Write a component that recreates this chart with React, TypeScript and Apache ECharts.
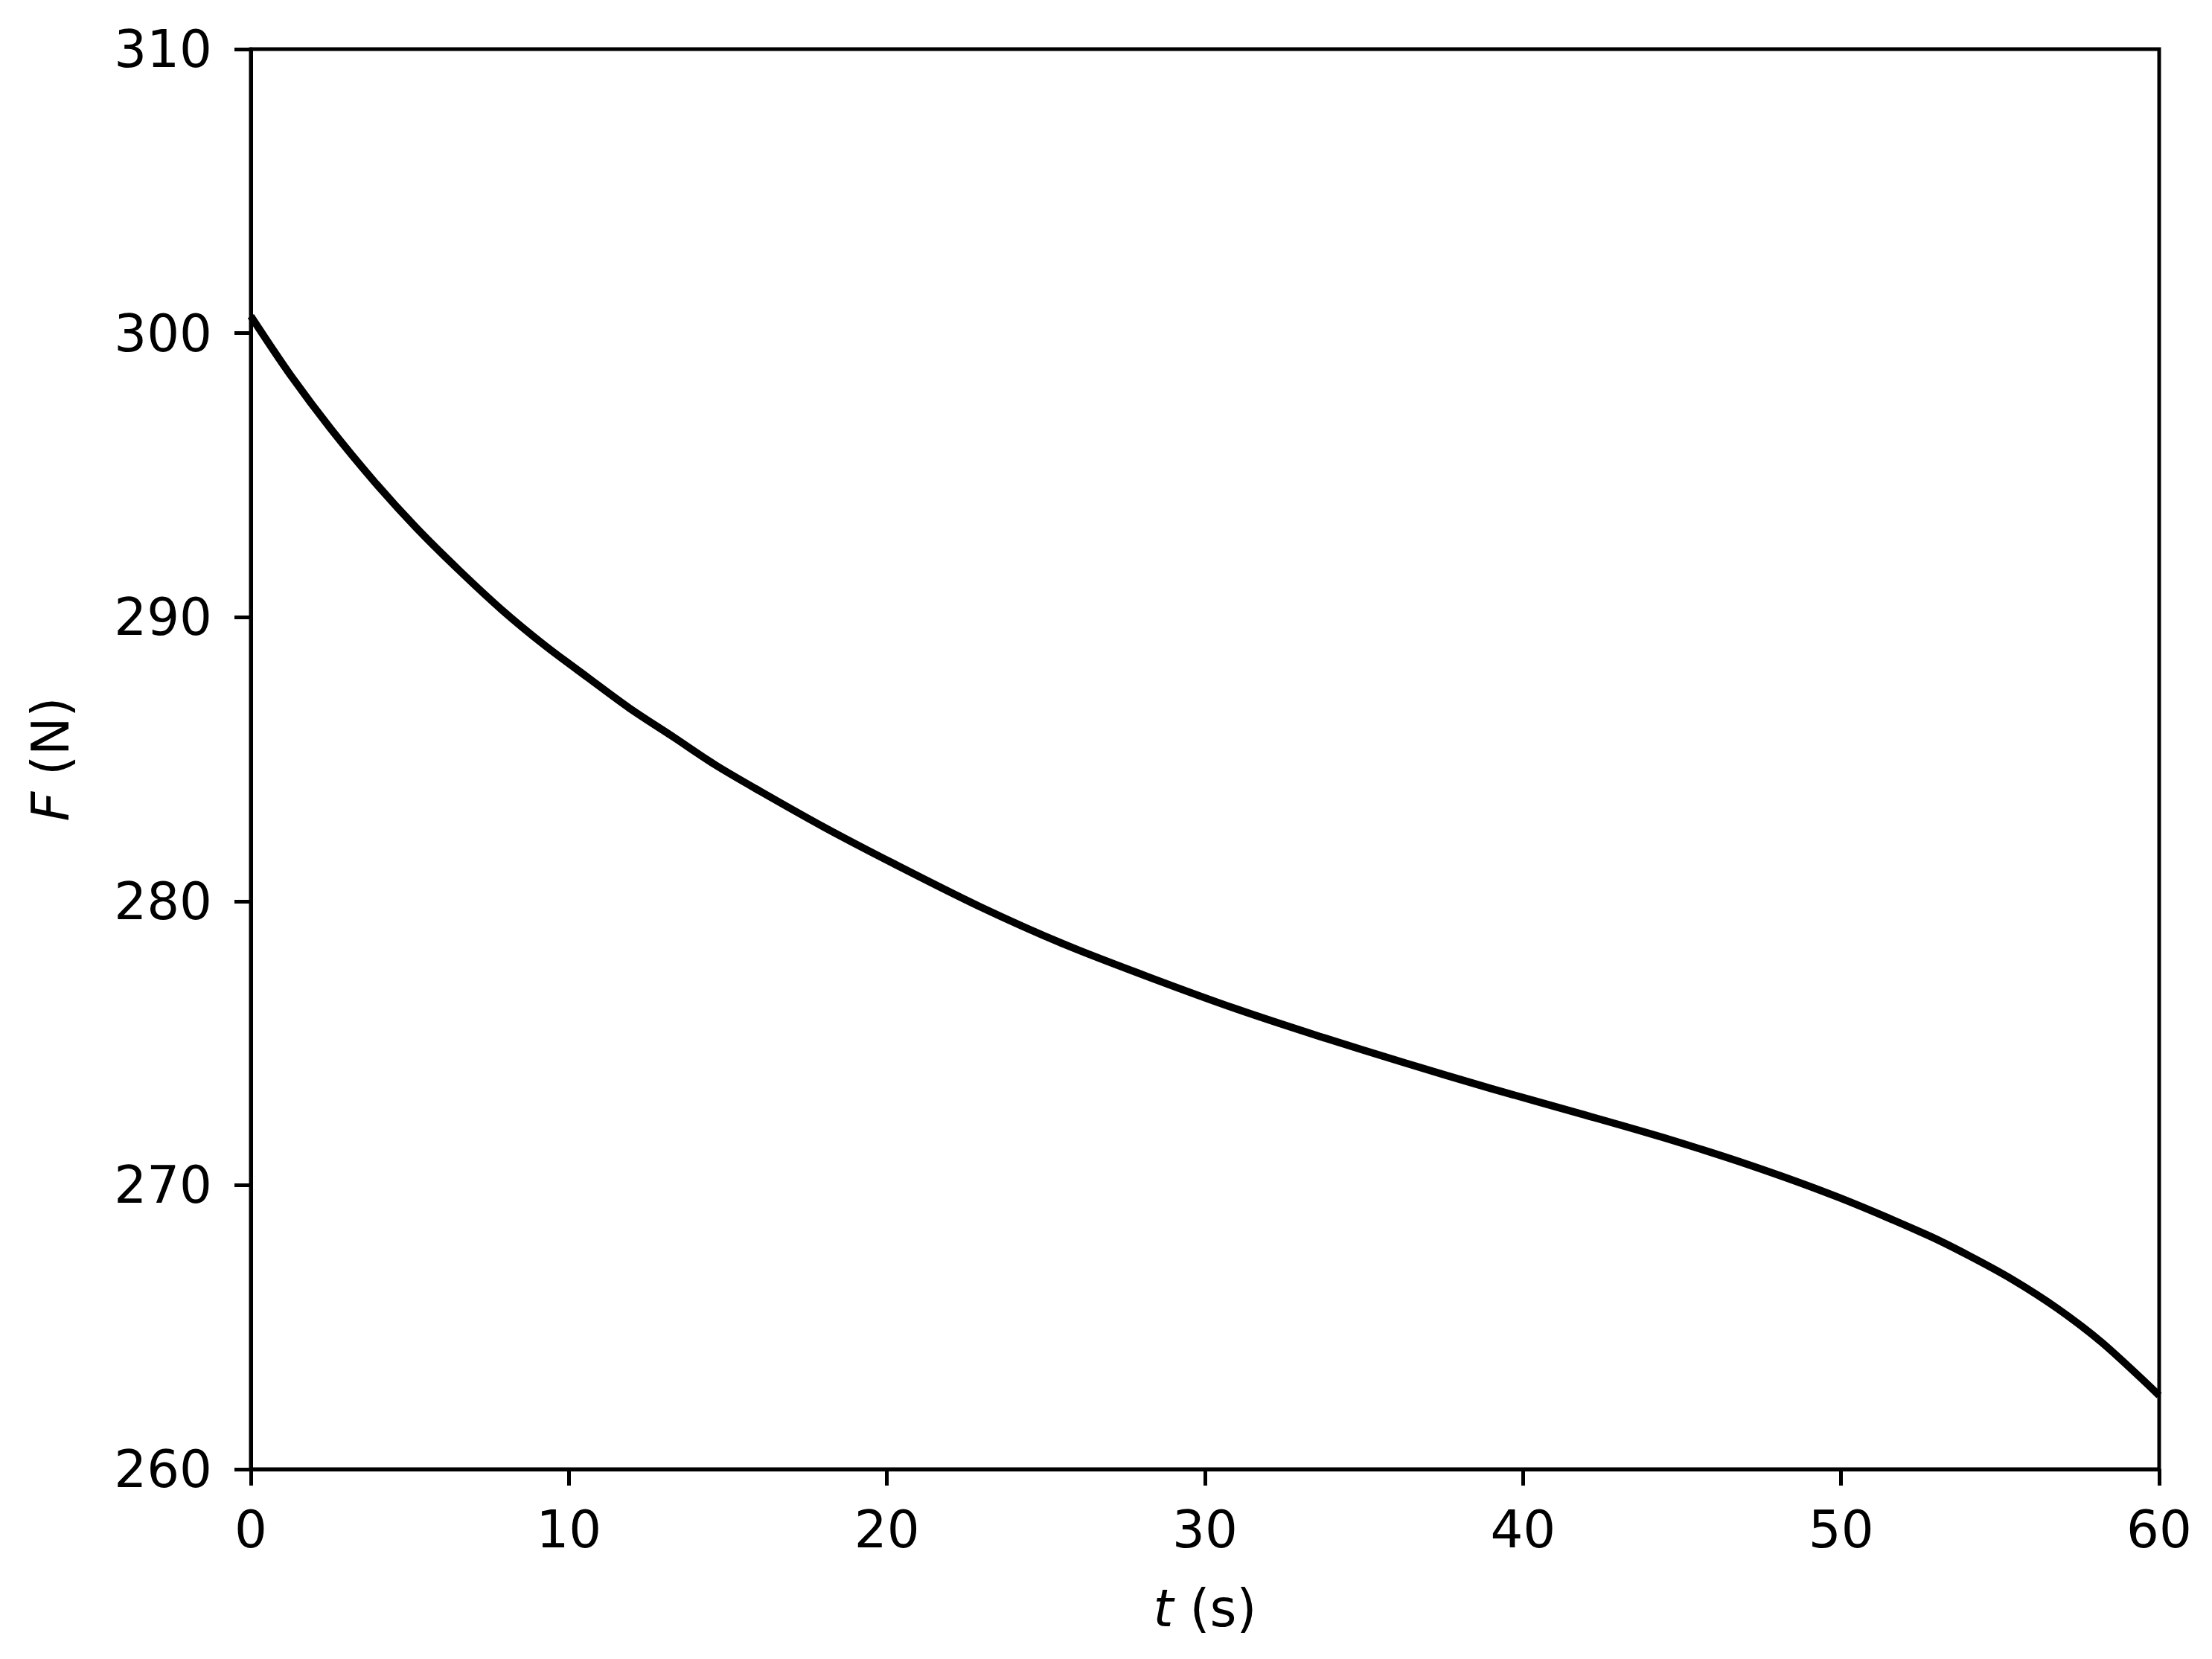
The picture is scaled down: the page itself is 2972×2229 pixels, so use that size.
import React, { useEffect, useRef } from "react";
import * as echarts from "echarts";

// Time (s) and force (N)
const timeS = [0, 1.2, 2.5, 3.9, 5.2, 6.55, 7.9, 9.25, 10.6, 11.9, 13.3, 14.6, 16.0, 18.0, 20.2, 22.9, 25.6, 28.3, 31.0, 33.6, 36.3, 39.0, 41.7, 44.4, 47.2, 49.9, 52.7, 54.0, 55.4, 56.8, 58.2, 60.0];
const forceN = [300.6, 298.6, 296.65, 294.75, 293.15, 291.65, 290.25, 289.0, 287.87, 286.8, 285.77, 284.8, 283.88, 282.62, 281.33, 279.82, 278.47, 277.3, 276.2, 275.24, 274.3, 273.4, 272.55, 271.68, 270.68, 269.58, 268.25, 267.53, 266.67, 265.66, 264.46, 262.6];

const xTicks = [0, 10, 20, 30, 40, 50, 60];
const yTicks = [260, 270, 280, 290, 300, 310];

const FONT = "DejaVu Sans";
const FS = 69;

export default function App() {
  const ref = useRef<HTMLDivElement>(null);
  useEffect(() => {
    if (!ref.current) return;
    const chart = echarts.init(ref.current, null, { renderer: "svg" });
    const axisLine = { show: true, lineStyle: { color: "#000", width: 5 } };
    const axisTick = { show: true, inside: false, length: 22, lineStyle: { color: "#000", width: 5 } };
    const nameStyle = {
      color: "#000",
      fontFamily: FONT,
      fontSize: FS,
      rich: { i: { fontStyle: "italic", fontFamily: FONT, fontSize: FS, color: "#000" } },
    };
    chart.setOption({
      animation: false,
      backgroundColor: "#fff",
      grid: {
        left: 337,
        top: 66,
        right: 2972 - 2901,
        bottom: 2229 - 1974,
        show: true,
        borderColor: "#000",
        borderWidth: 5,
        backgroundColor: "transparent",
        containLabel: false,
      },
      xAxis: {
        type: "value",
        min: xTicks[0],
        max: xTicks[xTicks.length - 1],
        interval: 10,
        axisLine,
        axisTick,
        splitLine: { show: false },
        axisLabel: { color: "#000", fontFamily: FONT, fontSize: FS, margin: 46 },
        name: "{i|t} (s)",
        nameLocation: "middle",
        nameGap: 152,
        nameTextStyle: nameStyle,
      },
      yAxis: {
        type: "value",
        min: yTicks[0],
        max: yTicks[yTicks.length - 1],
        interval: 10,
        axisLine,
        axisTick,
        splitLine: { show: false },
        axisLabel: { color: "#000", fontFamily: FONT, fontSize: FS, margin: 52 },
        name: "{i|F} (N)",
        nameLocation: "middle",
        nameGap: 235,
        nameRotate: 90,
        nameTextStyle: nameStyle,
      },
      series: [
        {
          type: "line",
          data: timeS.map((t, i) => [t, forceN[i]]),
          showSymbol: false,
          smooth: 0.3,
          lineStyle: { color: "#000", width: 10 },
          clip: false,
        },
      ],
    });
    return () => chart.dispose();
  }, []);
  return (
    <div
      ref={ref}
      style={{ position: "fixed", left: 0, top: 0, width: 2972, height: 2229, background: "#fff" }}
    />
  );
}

····················

> [Task brief] Begin with the line containing "The picture is", end with the line containing "import * as", and repeat every line in that stretch exactly.

> [Response to the exercise]
The picture is scaled down: the page itself is 2972×2229 pixels, so use that size.
import React, { useEffect, useRef } from "react";
import * as echarts from "echarts";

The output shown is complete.